══ Records for processing ══

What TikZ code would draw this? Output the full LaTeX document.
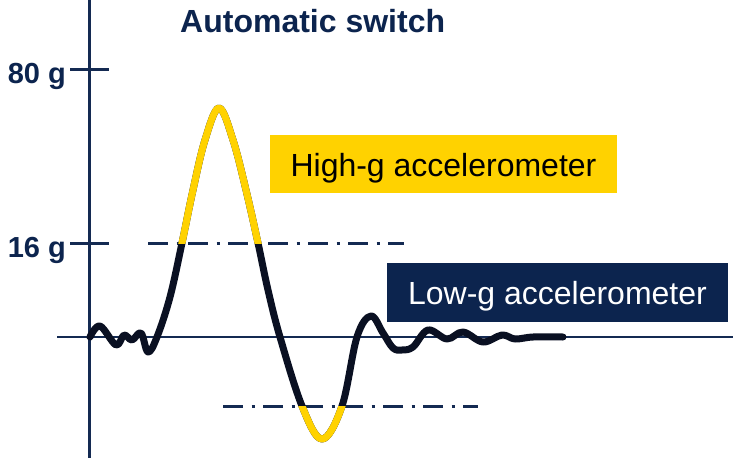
\documentclass[tikz,border=0pt]{standalone}
\usepackage{fontspec}
\setmainfont{Liberation Sans}
\definecolor{navy}{RGB}{12,36,78}
\definecolor{axisnavy}{RGB}{20,42,82}
\definecolor{curveblack}{RGB}{10,16,34}
\definecolor{gold}{RGB}{255,210,0}
\tikzset{
  axisline/.style={draw=axisnavy, line width=2.5pt},
  threshold/.style={draw=axisnavy, line width=3pt, dash pattern=on 20pt off 8.5pt on 3pt off 8.5pt},
  signal/.style={line width=7pt, line join=round, line cap=round},
  glabel/.style={anchor=base east, inner sep=0pt, text=navy, font=\fontsize{29}{32}\selectfont\bfseries},
  titletext/.style={anchor=base west, inner sep=0pt, text=navy, font=\fontsize{32}{36}\selectfont\bfseries},
  labelbox/.style={inner sep=0pt, font=\fontsize{32}{36}\selectfont, text depth=0pt}
}
\begin{document}
\begin{tikzpicture}[x=1pt,y=-1pt]
\useasboundingbox[fill=white] (0,0) rectangle (736,458);
% axes
\coordinate (ytop) at (89.5,0);
\coordinate (ybot) at (89.5,458);
\coordinate (xl) at (57,337);
\coordinate (xr) at (733,337);
\draw[axisline] (ytop) -- (ybot);
\draw[axisline] (xl) -- (xr);
% ticks
\coordinate (t80a) at (70,69.5);
\coordinate (t80b) at (109,69.5);
\coordinate (t16a) at (70,243.5);
\coordinate (t16b) at (109,243.5);
\draw[axisline] (t80a) -- (t80b);
\draw[axisline] (t16a) -- (t16b);
% labels
\node[glabel] (l80) at (66,83) {80 g};
\node[glabel] (l16) at (66,257) {16 g};
\node[titletext] (title) at (180,32) {Automatic switch};
% threshold lines
\coordinate (h1a) at (148,243.5);
\coordinate (h1b) at (404,243.5);
\coordinate (h2a) at (223,406);
\coordinate (h2b) at (478,406);
\draw[threshold] (h1a) -- (h1b);
\draw[threshold] (h2a) -- (h2b);
% boxes
\node[labelbox, fill=gold, text=black, minimum width=347pt, minimum height=58pt, text height=24pt] (high) at (443.5,164) {High-g accelerometer};
\node[labelbox, fill=navy, text=white, minimum width=341pt, minimum height=59pt, text height=23pt] (low) at (557.5,292.5) {Low-g accelerometer};
% signal
\def\sigpath{plot[smooth, tension=0.6] coordinates {(90,337) (100,326) (116,345) (124,335) (132,340) (141,333) (148,352) (157,337) (170,297) (182,243) (193,190) (205,140) (219,108) (233,140) (246,190) (258,243) (268,290) (280,337) (302,406) (322,439) (342,406) (357,337) (371,316) (383,333) (393,348) (402,350) (413,347) (428,330) (447,339) (463,332) (483,342) (502,335) (515,339) (533,337) (563,337)}}
\draw[signal, curveblack] \sigpath;
\begin{scope}
  \clip (0,0) rectangle (736,243.5);
  \draw[signal, gold] \sigpath;
\end{scope}
\begin{scope}
  \clip (0,406) rectangle (736,458);
  \draw[signal, gold] \sigpath;
\end{scope}
\end{tikzpicture}
\end{document}
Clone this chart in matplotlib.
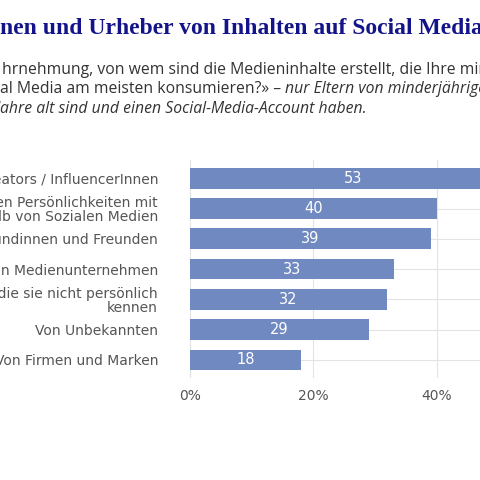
import matplotlib.pyplot as plt

labels = [
    "Von Content Creators / InfluencerInnen",
    "Von öffentlichen Persönlichkeiten mit\nBekanntheit außerhalb von Sozialen Medien",
    "Von Freundinnen und Freunden",
    "Von Medienunternehmen",
    "Von Bekannten, die sie nicht persönlich\nkennen",
    "Von Unbekannten",
    "Von Firmen und Marken",
]
values = [53, 40, 39, 33, 32, 29, 18]
ticks = [0, 20, 40, 60]

fig = plt.figure(figsize=(4.8, 4.8), dpi=100)

# title and subtitle, cut off at the figure edges like the reference
navy = "#14148a"
tit = dict(fontsize=17, family="Liberation Serif", weight="bold", color=navy, va="center")
fig.text(0.0, 0.94, "Urheberin", ha="right", **tit)
fig.text(0.0, 0.94, "nen und Urheber von Inhalten auf Social Media", ha="left", **tit)

sub = dict(fontsize=11.3, family="Open Sans", color="#333333", va="center")
fig.text(0.004, 0.855, "hrnehmung, von wem sind die Medieninhalte erstellt, die Ihre minderjährigen", ha="left", **sub)
fig.text(0.0, 0.855, "«Nach Ihrer Wa", ha="right", **sub)
t2 = fig.text(0.0, 0.814, "al Media am meisten konsumieren?» – ", ha="left", **sub)
fig.text(0.0, 0.814, "Kinder auf Soci", ha="right", **sub)
fig.canvas.draw()
bb = t2.get_window_extent()
fig.text(bb.x1 / fig.bbox.width, 0.814, "nur Eltern von minderjährigen Kindern,", ha="left", style="italic", **sub)
fig.text(0.0, 0.773, "ahre alt sind und einen Social-Media-Account haben.", ha="left", style="italic", **sub)
fig.text(0.0, 0.773, "die mindestens 10 J", ha="right", style="italic", **sub)

ax = fig.add_axes([190 / 480, 0.2125, 370 / 480, 0.454])
y = list(range(len(values)))
ax.barh(y, values, height=0.68, color="#7089c0", zorder=2)
for yi, v in zip(y, values):
    ax.text(v / 2, yi, str(v), ha="center", va="center", color="white", fontsize=10.5, zorder=3)

ax.set_xlim(0, 60)
ax.set_ylim(6.6, -0.6)
ax.set_yticks(y)
ax.set_yticklabels(labels, fontsize=10, color="#555555", linespacing=1.0)
ax.set_xticks(ticks)
ax.set_xticklabels([f"{t}%" for t in ticks], fontsize=10, color="#555555")
ax.grid(color="#e3e3e3", linewidth=0.8, zorder=0)
ax.tick_params(length=0, pad=8)
ax.tick_params(axis="y", pad=23)
for s in ax.spines.values():
    s.set_visible(False)

fig.savefig("out.png", dpi=100)
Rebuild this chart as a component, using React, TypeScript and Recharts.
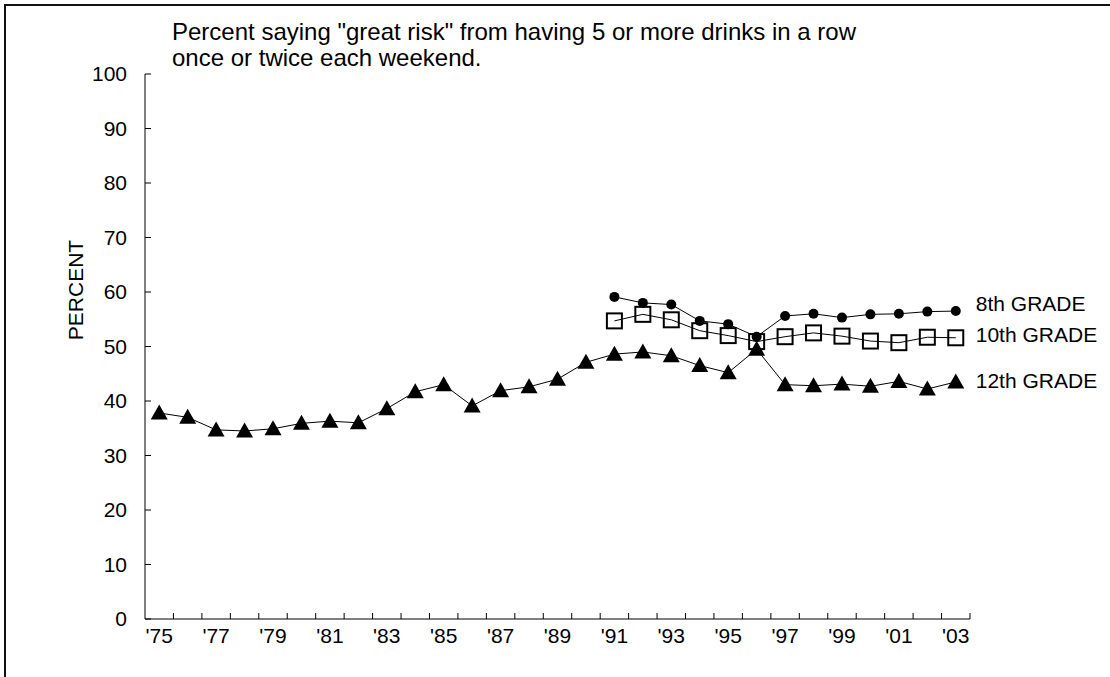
import React from 'react';
import { LineChart, Line, XAxis, YAxis, LabelList, Label } from 'recharts';

const years = [1975, 1976, 1977, 1978, 1979, 1980, 1981, 1982, 1983, 1984, 1985, 1986, 1987, 1988, 1989, 1990, 1991, 1992, 1993, 1994, 1995, 1996, 1997, 1998, 1999, 2000, 2001, 2002, 2003];
const grade12 = [37.8, 37.0, 34.7, 34.5, 34.9, 35.9, 36.3, 36.0, 38.6, 41.7, 43.0, 39.1, 41.9, 42.6, 44.0, 47.1, 48.6, 49.0, 48.3, 46.5, 45.2, 49.5, 43.0, 42.8, 43.1, 42.7, 43.6, 42.2, 43.5];
const grade10 = [null, null, null, null, null, null, null, null, null, null, null, null, null, null, null, null, 54.7, 55.9, 54.9, 52.9, 52.0, 50.9, 51.8, 52.5, 51.9, 51.0, 50.7, 51.7, 51.6];
const grade8 = [null, null, null, null, null, null, null, null, null, null, null, null, null, null, null, null, 59.1, 58.0, 57.7, 54.7, 54.1, 51.8, 55.6, 56.0, 55.3, 55.9, 56.0, 56.4, 56.5];
const yTicks = [0, 10, 20, 30, 40, 50, 60, 70, 80, 90, 100];
const seriesLabels = { g8: '8th GRADE', g10: '10th GRADE', g12: '12th GRADE' };
const titleLines = ['Percent saying "great risk" from having 5 or more drinks in a row', 'once or twice each weekend.'];
const yLabel = 'PERCENT';

const data = years.map((y, i) => ({ year: y, g12: grade12[i], g10: grade10[i], g8: grade8[i] }));

const FONT = '"Liberation Sans", Arial, sans-serif';
const TICK_FS = 21;
const W = 1110;
const H = 677;
const PLOT_LEFT = 145;
const PLOT_RIGHT = 970;
const PLOT_TOP = 74;
const PLOT_BOTTOM = 619;
const Y_AXIS_W = 60;
const X_AXIS_H = 40;
const HALF_BAND = (PLOT_RIGHT - PLOT_LEFT) / years.length / 2;

const XTick = (props: any) => {
  const { x, y, payload } = props;
  const yr = payload.value as number;
  const show = yr % 2 === 1;
  return (
    <g>
      <line x1={x + HALF_BAND} x2={x + HALF_BAND} y1={y} y2={y - 6} stroke="#000" strokeWidth={1} />
      {show && (
        <text x={x} y={y + 24} textAnchor="middle" fontSize={TICK_FS} fontFamily={FONT} fill="#000">
          {"'" + String(yr).slice(2)}
        </text>
      )}
    </g>
  );
};

const YTick = (props: any) => {
  const { x, y, payload } = props;
  return (
    <g>
      <line x1={x} x2={x + 6} y1={y} y2={y} stroke="#000" strokeWidth={1} />
      <text x={x - 18} y={y + 7} textAnchor="end" fontSize={TICK_FS} fontFamily={FONT} fill="#000">
        {payload.value}
      </text>
    </g>
  );
};

const TriDot = (props: any) => {
  const { cx, cy, index } = props;
  if (cx == null || cy == null || props.value == null) return <g key={'t' + index} />;
  return <path key={'t' + index} d={`M${cx},${cy - 8.5} L${cx + 8.5},${cy + 6.5} L${cx - 8.5},${cy + 6.5} Z`} fill="#000" />;
};
const SquareDot = (props: any) => {
  const { cx, cy, index } = props;
  if (cx == null || cy == null || props.value == null) return <g key={'s' + index} />;
  return <rect key={'s' + index} x={cx - 7.5} y={cy - 7.5} width={15} height={15} fill="none" stroke="#000" strokeWidth={2} />;
};
const CircleDot = (props: any) => {
  const { cx, cy, index } = props;
  if (cx == null || cy == null || props.value == null) return <g key={'c' + index} />;
  return <circle key={'c' + index} cx={cx} cy={cy} r={5} fill="#000" />;
};

const makeEndLabel = (text: string, dy: number) => (props: any) => {
  const { x, y, index } = props;
  if (index !== years.length - 1) return null;
  return (
    <text x={x + 20} y={y + dy} fontSize={TICK_FS} fontFamily={FONT} fill="#000">
      {text}
    </text>
  );
};

export default function App() {
  return (
    <div style={{ position: 'fixed', left: 0, top: 0, width: W, height: H, overflow: 'hidden', background: '#fff' }}>
      <div style={{ position: 'absolute', left: 4, top: 4, width: 3000, height: 3000, borderLeft: '2px solid #111', borderTop: '2px solid #111' }} />
      <div style={{ position: 'absolute', left: 172, top: 19, fontFamily: FONT, fontSize: 24, lineHeight: '26px', color: '#000', whiteSpace: 'nowrap' }}>
        {titleLines.map((t) => (
          <div key={t}>{t}</div>
        ))}
      </div>
      <div style={{ position: 'absolute', left: 0, top: 0 }}>
        <LineChart
          width={W}
          height={H}
          data={data}
          margin={{ top: PLOT_TOP, right: W - PLOT_RIGHT, left: PLOT_LEFT - Y_AXIS_W, bottom: H - PLOT_BOTTOM - X_AXIS_H }}
        >
          <XAxis
            dataKey="year"
            type="number"
            domain={[years[0] - 0.5, years[years.length - 1] + 0.5]}
            ticks={years}
            interval={0}
            height={X_AXIS_H}
            tickSize={0}
            tickMargin={0}
            tickLine={false}
            axisLine={{ stroke: '#000', strokeWidth: 1 }}
            tick={(p: any) => <XTick {...p} />}
            allowDataOverflow
          />
          <YAxis
            type="number"
            domain={[0, 100]}
            ticks={yTicks}
            interval={0}
            width={Y_AXIS_W}
            tickSize={0}
            tickMargin={0}
            tickLine={false}
            axisLine={{ stroke: '#000', strokeWidth: 1 }}
            tick={(p: any) => <YTick {...p} />}
          >
            <Label
              content={() => (
                <text x={75} y={290} transform="rotate(-90 75 290)" textAnchor="middle" dominantBaseline="central" fontSize={TICK_FS} fontFamily={FONT} fill="#000">
                  {yLabel}
                </text>
              )}
            />
          </YAxis>
          <Line dataKey="g12" stroke="#000" strokeWidth={1} dot={(p: any) => <TriDot {...p} key={'t' + p.index} />} isAnimationActive={false}>
            <LabelList dataKey="g12" content={makeEndLabel(seriesLabels.g12, 6)} />
          </Line>
          <Line dataKey="g10" stroke="#000" strokeWidth={1} dot={(p: any) => <SquareDot {...p} key={'s' + p.index} />} isAnimationActive={false}>
            <LabelList dataKey="g10" content={makeEndLabel(seriesLabels.g10, 4)} />
          </Line>
          <Line dataKey="g8" stroke="#000" strokeWidth={1} dot={(p: any) => <CircleDot {...p} key={'c' + p.index} />} isAnimationActive={false}>
            <LabelList dataKey="g8" content={makeEndLabel(seriesLabels.g8, 0)} />
          </Line>
        </LineChart>
      </div>
    </div>
  );
}
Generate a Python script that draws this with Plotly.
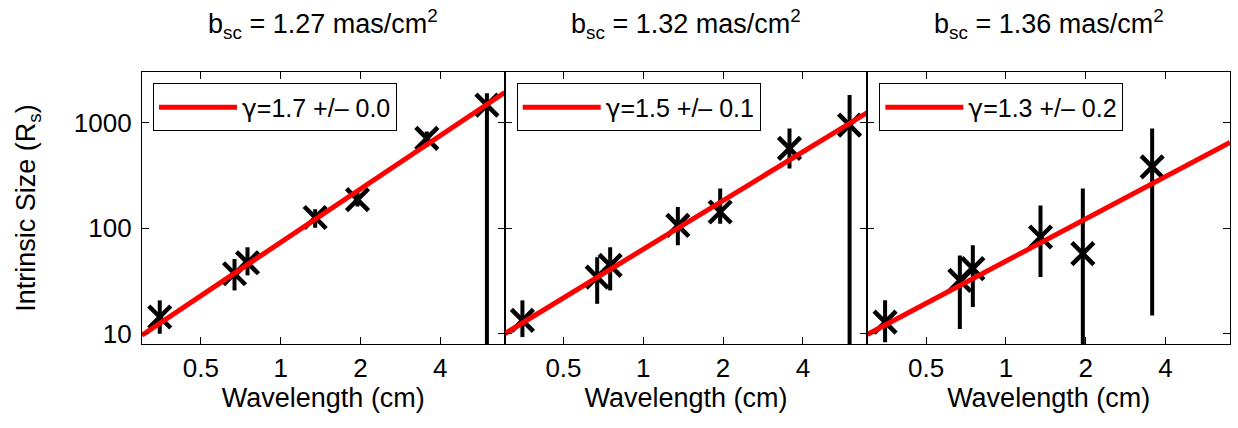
import math
import plotly.graph_objects as go

# ---------------- data ----------------
WAVELENGTH = [0.35, 0.67, 0.75, 1.35, 1.95, 3.56, 6.0]

SIZE_1 = [14.4, 37, 47, 126, 186, 705, 1459]
UPPER_1 = [20.7, 51, 66, 151, 215, 820, 1885]
LOWER_1 = [10.0, 25.7, 35.7, 101, 160, 590, 1.0]

SIZE_2 = [13.4, 34.4, 44.4, 106, 142, 567, 943]
UPPER_2 = [20.7, 53, 66, 158, 237, 877, 1815]
LOWER_2 = [9.3, 19.2, 25.7, 68.7, 110, 366, 1.0]

SIZE_3 = [12.9, 32, 41.3, 82.4, 57.3, 380]
UPPER_3 = [20.7, 55, 68.7, 164, 237, 877]
LOWER_3 = [8.3, 11.1, 17.9, 34.4, 1.0, 14.9]

FIT_X = [0.3, 7.0]
FIT_1 = [9.7, 1920]
FIT_2 = [10.0, 1240]
FIT_3 = [9.85, 645]

GAMMA = '<span style="font-family:DejaVu Sans">\u03b3</span>'
FIT_NAMES = [GAMMA + "=1.7 +/\u2013 0.0", GAMMA + "=1.5 +/\u2013 0.1", GAMMA + "=1.3 +/\u2013 0.2"]
PANEL_TITLES = ["b<sub>sc</sub> = 1.27 mas/cm<sup>2</sup>",
                "b<sub>sc</sub> = 1.32 mas/cm<sup>2</sup>",
                "b<sub>sc</sub> = 1.36 mas/cm<sup>2</sup>"]
X_TICKS = [0.5, 1, 2, 4]
X_TICKTEXT = ["0.5", "1", "2", "4"]
Y_TICKS = [10, 100, 1000]
Y_TICKTEXT = ["10", "100", "1000"]

FONT = "Liberation Sans, Arial, Helvetica, sans-serif"

panels = [
    (SIZE_1, UPPER_1, LOWER_1, FIT_1),
    (SIZE_2, UPPER_2, LOWER_2, FIT_2),
    (SIZE_3, UPPER_3, LOWER_3, FIT_3),
]

fig = go.Figure()
legend_x = [0.0101, 0.3444, 0.6777]

for i, (size, up, lo, fit) in enumerate(panels):
    ax = "" if i == 0 else str(i + 1)
    wl = WAVELENGTH[:len(size)]
    fig.add_trace(go.Scatter(
        x=wl, y=size, mode="markers",
        xaxis="x" + ax, yaxis="y" + ax,
        marker=dict(symbol="x-thin", size=22, color="black",
                    line=dict(width=4.5, color="black")),
        error_y=dict(type="data", symmetric=False,
                     array=[u - s for u, s in zip(up, size)],
                     arrayminus=[s - l for l, s in zip(lo, size)],
                     thickness=4, width=0, color="black"),
        showlegend=False, hoverinfo="x+y",
    ))
    fig.add_trace(go.Scatter(
        x=FIT_X, y=fit, mode="lines", name=FIT_NAMES[i],
        xaxis="x" + ax, yaxis="y" + ax,
        line=dict(color="#ff0000", width=5),
        legend="legend" + ax, showlegend=True,
    ))

layout = dict(
    width=1238, height=428,
    margin=dict(l=142, r=8, t=72, b=84, pad=0),
    paper_bgcolor="white", plot_bgcolor="white",
    font=dict(family=FONT, size=26, color="black"),
    showlegend=True,
    annotations=[],
)

domains = [[0, 1 / 3], [1 / 3, 2 / 3], [2 / 3, 1]]
for i in range(3):
    ax = "" if i == 0 else str(i + 1)
    layout["xaxis" + ax] = dict(
        type="log", domain=domains[i],
        range=[math.log10(0.3), math.log10(7.0)],
        tickvals=X_TICKS, ticktext=X_TICKTEXT,
        ticks="inside", ticklen=7, tickwidth=1, tickcolor="black",
        showline=True, linecolor="black", linewidth=1.2, mirror="ticks",
        showgrid=False, zeroline=False,
        anchor="y" + ax,
        ticklabelstandoff=1,
        tickfont=dict(size=26),
        title=dict(text="Wavelength (cm)", font=dict(size=27), standoff=4),
    )
    layout["yaxis" + ax] = dict(
        type="log", domain=[0, 1],
        range=[math.log10(8), math.log10(3000)],
        tickvals=Y_TICKS, ticktext=Y_TICKTEXT,
        ticks="inside", ticklen=7, tickwidth=1, tickcolor="black",
        showline=True, linecolor="black", linewidth=1.2, mirror="ticks",
        showgrid=False, zeroline=False,
        anchor="x" + ax,
        showticklabels=(i == 0),
        ticklabelstandoff=4,
        tickfont=dict(size=26),
    )
    if i == 0:
        layout["yaxis"]["title"] = dict(text="Intrinsic Size (R<sub>s</sub>)",
                                        font=dict(size=27), standoff=30)
    layout["legend" + ax] = dict(
        x=legend_x[i], y=0.958, xanchor="left", yanchor="top",
        xref="paper", yref="paper",
        bgcolor="white", bordercolor="black", borderwidth=1,
        font=dict(size=25, family=FONT),
        itemwidth=78,
    )
    layout["annotations"].append(dict(
        text=PANEL_TITLES[i], xref="x" + ax + " domain", yref="y" + ax + " domain",
        x=0.5, y=1, xanchor="center", yanchor="bottom", yshift=27,
        showarrow=False, font=dict(size=27),
    ))

fig.update_layout(**layout)
fig.write_html("out.html",
               config={"displayModeBar": False},
               post_script="document.body.style.margin='0';document.body.style.padding='0';")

═══

- Stated goal -
In the listing above, find the lines holding the word "this" and copy them.

- The completed task -
What TikZ code would draw this? Output the full LaTeX document.
Clone this chart in matplotlib.
Rebuild this chart as a component, using React, TypeScript and Recharts.
Generate a Python script that draws this with Plotly.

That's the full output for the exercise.